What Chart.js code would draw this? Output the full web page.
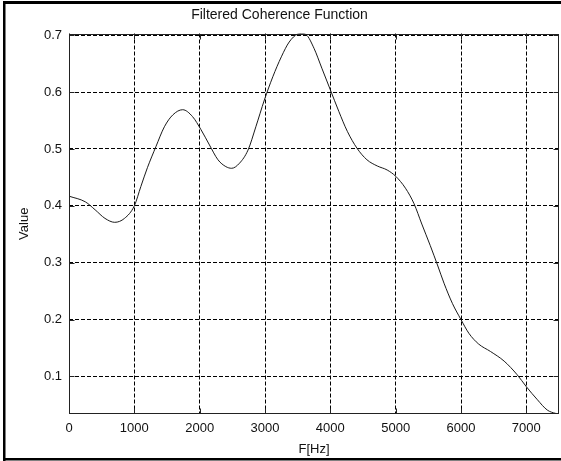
<!DOCTYPE html>
<html>
<head>
<meta charset="utf-8">
<title>Filtered Coherence Function</title>
<script src="https://cdn.jsdelivr.net/npm/chart.js@4/dist/chart.umd.min.js"></script>
<style>
  html, body { margin: 0; padding: 0; background: #fff; }
  canvas { display: block; }
</style>
</head>
<body>
<canvas id="chart" width="561" height="461"></canvas>
<script>
// Frequency samples (Hz) and the filtered coherence at each of them
const freqHz = [
  0, 250, 400, 550, 700, 850, 1000, 1100, 1200, 1330, 1460, 1590, 1740, 1890,
  2020, 2150, 2280, 2400, 2490, 2610, 2740, 2860, 2990, 3120, 3250, 3370, 3500,
  3560, 3630, 3750, 3870, 4000, 4130, 4260, 4410, 4560, 4720, 4870, 5000, 5150,
  5280, 5400, 5530, 5640, 5740, 5870, 6000, 6120, 6270, 6450, 6660, 6860, 7000,
  7170, 7320, 7450, 7500
];
const coherence = [
  0.417, 0.407, 0.393, 0.378, 0.371, 0.378, 0.400, 0.434, 0.467, 0.504, 0.539,
  0.560, 0.569, 0.557, 0.534, 0.507, 0.481, 0.469, 0.466, 0.475, 0.498, 0.539,
  0.586, 0.627, 0.662, 0.688, 0.702, 0.703, 0.701, 0.677, 0.642, 0.604, 0.566,
  0.531, 0.501, 0.481, 0.470, 0.463, 0.452, 0.431, 0.404, 0.368, 0.330, 0.296,
  0.264, 0.228, 0.200, 0.176, 0.157, 0.144, 0.127, 0.103, 0.082, 0.059, 0.041,
  0.035, 0.034
];

// Axis ticks
const xTicks = [0, 1000, 2000, 3000, 4000, 5000, 6000, 7000];
const yTicks = [0.1, 0.2, 0.3, 0.4, 0.5, 0.6, 0.7];

const FONT = '"Liberation Sans", Arial, Helvetica, sans-serif';
const INK = '#111';

// White page with a heavy black frame on three sides
const framePlugin = {
  id: 'frame',
  beforeDraw(chart) {
    const ctx = chart.ctx;
    ctx.save();
    ctx.fillStyle = '#fff';
    ctx.fillRect(0, 0, chart.width, chart.height);
    ctx.fillStyle = '#000';
    ctx.fillRect(3, 1, chart.width - 3, 3);
    ctx.fillRect(3, 1, 2.5, chart.height - 1);
    ctx.fillRect(3, 458, chart.width - 3, 2.5);
    ctx.restore();
  }
};

// Solid box around the plot area with short inward tick marks
const axesBoxPlugin = {
  id: 'axesBox',
  afterDraw(chart) {
    const { ctx, chartArea: a, scales } = chart;
    const L = Math.round(a.left) + 0.5, R = Math.round(a.right) - 0.5;
    const T = Math.round(a.top) + 0.5, B = Math.round(a.bottom) - 0.5;
    const len = 5;
    ctx.save();
    ctx.strokeStyle = '#222';
    ctx.lineWidth = 1;
    ctx.setLineDash([]);
    ctx.strokeRect(L, T, R - L, B - T);
    ctx.beginPath();
    xTicks.forEach(v => {
      const px = Math.round(scales.x.getPixelForValue(v)) + 0.5;
      ctx.moveTo(px, B); ctx.lineTo(px, B - len);
      ctx.moveTo(px, T); ctx.lineTo(px, T + len);
    });
    yTicks.forEach(v => {
      const py = Math.round(scales.y.getPixelForValue(v)) + 0.5;
      ctx.moveTo(L, py); ctx.lineTo(L + len, py);
      ctx.moveTo(R, py); ctx.lineTo(R - len, py);
    });
    ctx.stroke();
    ctx.restore();
  }
};

new Chart(document.getElementById('chart'), {
  type: 'line',
  data: {
    datasets: [{
      data: freqHz.map((f, i) => ({ x: f, y: coherence[i] })),
      borderColor: '#1a1a1a',
      borderWidth: 1,
      pointRadius: 0,
      fill: false,
      cubicInterpolationMode: 'monotone'
    }]
  },
  options: {
    responsive: false,
    animation: false,
    events: [],
    layout: { padding: { left: 0, right: 2, top: 0, bottom: 0 } },
    plugins: {
      legend: { display: false },
      tooltip: { enabled: false },
      title: {
        display: true,
        text: 'Filtered Coherence Function',
        color: INK,
        font: { family: FONT, size: 14, weight: 'normal' },
        padding: { top: 6.6, bottom: 10.1 }
      }
    },
    scales: {
      x: {
        type: 'linear',
        min: 0,
        max: 7500,
        afterBuildTicks: s => { s.ticks = xTicks.map(v => ({ value: v })); },
        afterFit: s => { s.height = 47; },
        ticks: {
          color: INK,
          font: { family: FONT, size: 13 },
          padding: 7,
          maxRotation: 0,
          autoSkip: false,
          callback: v => String(v)
        },
        grid: { color: '#000', lineWidth: 1, drawTicks: false },
        border: { display: false, dash: [4, 2] },
        title: {
          display: true,
          text: 'F[Hz]',
          color: INK,
          font: { family: FONT, size: 13 },
          padding: { top: 0, bottom: 3.7 }
        }
      },
      y: {
        type: 'linear',
        min: 0.034,
        max: 0.703,
        afterBuildTicks: s => { s.ticks = yTicks.map(v => ({ value: v })); },
        afterFit: s => { s.width = 69; },
        ticks: {
          color: INK,
          font: { family: FONT, size: 13 },
          padding: 7,
          autoSkip: false,
          callback: v => Number(v).toFixed(1)
        },
        grid: { color: '#000', lineWidth: 1, drawTicks: false },
        border: { display: false, dash: [4, 2] },
        title: {
          display: true,
          text: 'Value',
          color: INK,
          font: { family: FONT, size: 13 },
          padding: { top: 17, bottom: 0 }
        }
      }
    }
  },
  plugins: [framePlugin, axesBoxPlugin]
});
</script>
</body>
</html>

▬▬▬▬▬▬▬▬▬▬

| Required task |
Select from the material above each line in which the string "page" appears, and list those lines.

| Written solution |
What Chart.js code would draw this? Output the full web page.
// White page with a heavy black frame on three sides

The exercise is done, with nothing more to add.